Keep the level easy enough that you can succeed, but not so easy that you stop paying attention. If you miss the same interval again and again, slow down. Sing it. Play it. Compare it to a song you know.

You can also connect ear training to tuning. The better you hear pitch, the easier it becomes to notice when your instrument is drifting. Your guide on How to Tune a Guitar Without a Tuner is a useful companion because it turns listening into a real-world skill.

For rhythm, avoid treating ear training and metronome work as separate boxes. Timing is part of listening. If your rhythm feels shaky, your post on Metronome Meaning can help newer musicians understand why a steady pulse matters.

Conclusion

The best ear training apps help you hear music with more detail and confidence. They can sharpen your pitch, improve your rhythm, support sight-singing, and make theory feel less abstract. More importantly, they turn listening into a skill you can practice every day.

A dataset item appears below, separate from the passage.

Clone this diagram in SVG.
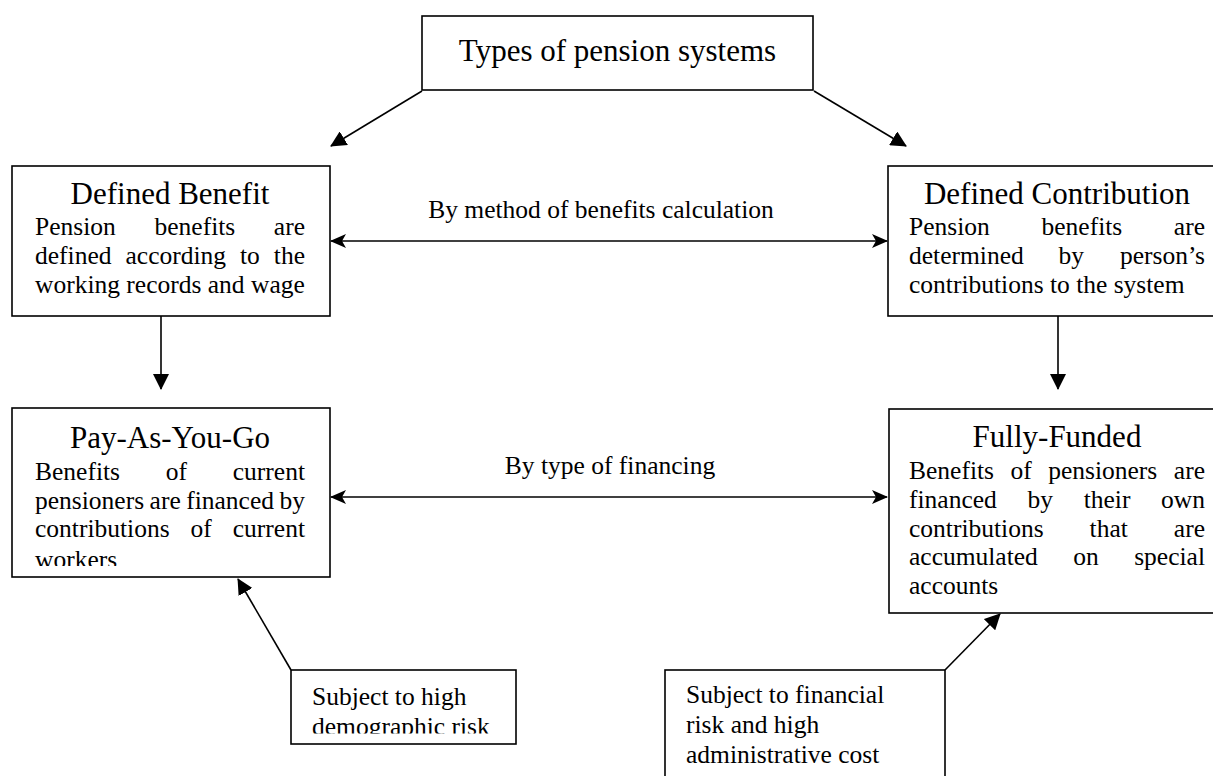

For a quick start, Toned Ear and Functional Ear Trainer are easy ways to test the habit. Perfect Ear and Earpeggio give you focused mobile-style practice. Complete Ear Trainer adds a game-like structure. EarMaster and Auralia are stronger picks when you want deeper study, teacher support, or a more complete training path.

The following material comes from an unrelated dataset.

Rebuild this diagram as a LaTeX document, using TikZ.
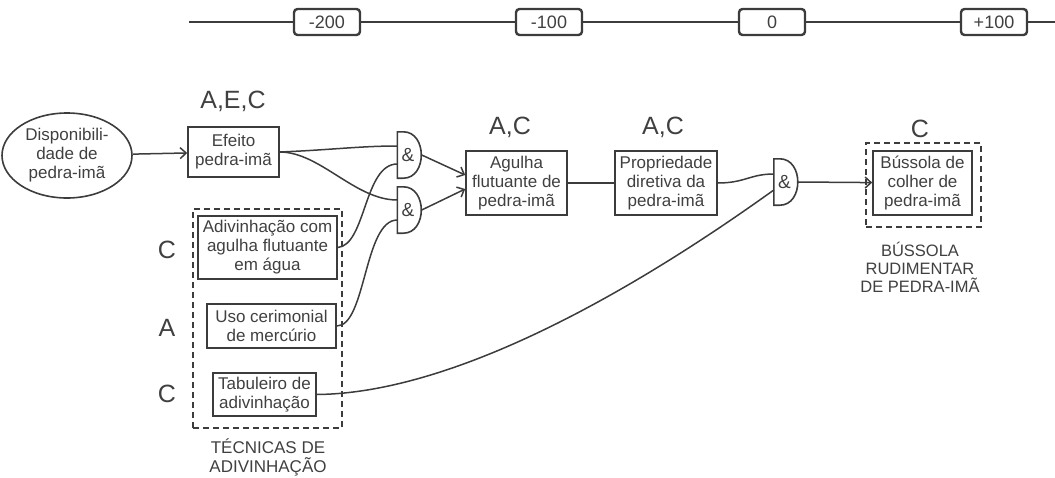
\documentclass[tikz,border=0pt]{standalone}
\usepackage{fontspec}
\setmainfont{Liberation Sans}
\usetikzlibrary{arrows.meta,shapes.geometric,calc}
\definecolor{ink}{RGB}{60,60,60}
\definecolor{txt}{RGB}{64,64,64}
\begin{document}
\begin{tikzpicture}[x=1pt,y=-1pt,
  every node/.style={text=txt},
  box/.style={draw=ink,line width=1.6pt,inner sep=0pt,align=center,font=\fontsize{17}{19}\selectfont},
  tick/.style={draw=ink,line width=2.4pt,rounded corners=3.5pt,fill=white,minimum width=66pt,minimum height=26pt,inner sep=0pt,font=\fontsize{18}{20}\selectfont},
  big/.style={font=\fontsize{25}{28}\selectfont,inner sep=0pt},
  grp/.style={draw=ink,line width=1.6pt,dash pattern=on 6pt off 4pt,inner sep=0pt},
  capt/.style={align=center,inner sep=0pt},
  wire/.style={draw=ink,line width=1.5pt},
  arr/.style={wire,-{Straight Barb[length=6pt,width=11pt,line width=1.5pt]}},
  gate/.style={minimum width=24pt,minimum height=46pt,inner sep=0pt,font=\fontsize{19}{20}\selectfont},
]
\useasboundingbox (0,0) rectangle (1055,477);

% timeline
\coordinate (tls) at (189,22);
\coordinate (tle) at (1056,22);
\node[tick] (t1) at (327,22) {-200};
\node[tick] (t2) at (549,22) {-100};
\node[tick] (t3) at (772,22) {0};
\node[tick] (t4) at (994,22) {+100};
\draw[wire,line width=1.8pt] (tls) -- (t1) -- (t2) -- (t3) -- (t4) -- (tle);

% groups
\node[grp,minimum width=149pt,minimum height=219pt] (tec) at (267.5,318.5) {};
\node[grp,minimum width=115pt,minimum height=84pt] (bgrp) at (923.5,185) {};

% nodes
\node[box,ellipse,minimum width=130pt,minimum height=85pt] (disp) at (67,155.5) {Disponibili-\\dade de\\pedra-imã};
\node[box,minimum width=91pt,minimum height=50pt] (efeito) at (233.5,152) {Efeito\\pedra-imã};
\node[box,minimum width=139pt,minimum height=63pt] (adiv) at (267.5,247.5) {Adivinhação com\\agulha flutuante\\em água};
\node[box,minimum width=129pt,minimum height=44pt] (uso) at (271.5,326) {Uso cerimonial\\de mercúrio};
\node[box,minimum width=103pt,minimum height=43pt] (tab) at (264.5,394.5) {Tabuleiro de\\adivinhação};
\node[box,minimum width=101pt,minimum height=64pt] (agulha) at (516.5,183) {Agulha\\flutuante de\\pedra-imã};
\node[box,minimum width=102pt,minimum height=64pt] (prop) at (666,183) {Propriedade\\diretiva da\\pedra-imã};
\node[box,minimum width=99pt,minimum height=64pt] (buss) at (922.5,183) {Bússola de\\colher de\\pedra-imã};

% labels
\node[big] (l1) at (233,101) {A,E,C};
\node[big] (l2) at (510,127) {A,C};
\node[big] (l3) at (663,127) {A,C};
\node[big] (l4) at (920,129) {C};
\node[big] (l5) at (167,250) {C};
\node[big] (l6) at (167,328) {A};
\node[big] (l7) at (167,394) {C};
\node[capt,font=\fontsize{17}{19}\selectfont] (ctec) at (268,457) {TÉCNICAS DE\\ADIVINHAÇÃO};
\node[capt,font=\fontsize{16.5}{18}\selectfont] (cbus) at (920,267) {BÚSSOLA\\RUDIMENTAR\\DE PEDRA-IMÃ};

% gates
\node[gate] (g1) at (409.5,155) {\hspace*{-3pt}\&};
\node[gate] (g2) at (409.5,210) {\hspace*{-3pt}\&};
\node[gate] (g3) at (786,182) {\hspace*{-3pt}\&};
\foreach \g in {g1,g2,g3}{
  \draw[wire,line width=1.6pt] (\g.north west) -- ++(6,0) .. controls +(24,0) and +(24,0) .. ($(\g.south west)+(6,0)$) -- (\g.south west) -- cycle;
}

% connectors
\draw[arr] (disp) -- (efeito);
\draw[wire] (efeito.east) .. controls (330,150) and (360,146) .. ($(g1.west)+(0,-9)$);
\draw[wire] (efeito.east) .. controls (320,152) and (355,200) .. ($(g2.west)+(0,-10)$);
\draw[wire] (adiv.east) .. controls (366,245) and (364,164) .. ($(g1.west)+(0,9)$);
\draw[wire] (uso.east) .. controls (366,326) and (364,220) .. ($(g2.west)+(0,10)$);
\draw[arr] (g1.east) -- ($(agulha.west)+(0,-8)$);
\draw[arr] (g2.east) -- ($(agulha.west)+(0,6)$);
\draw[wire] (agulha) -- (prop);
\draw[wire] (prop.east) .. controls (745,183) and (750,174) .. ($(g3.west)+(0,-8)$);
\draw[wire] (tab.east) .. controls (480,393) and (690,250) .. ($(g3.west)+(0,8)$);
\draw[arr] (g3.east) -- (buss);
\end{tikzpicture}
\end{document}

Do not worry about finding the perfect app before you begin. Pick one tool, practice for 10 minutes a day, and connect each drill to real music on your instrument. Sing the intervals. Play the chords. Clap the rhythms. Then listen for those same sounds in songs you already love.

Ear training is not magic, and it is not only for gifted musicians. It is repeated attention. The more often you connect what you hear with what you play, the more music starts to make sense. Start with one of the tools above, keep the routine small, and let your ears grow one practice session at a time.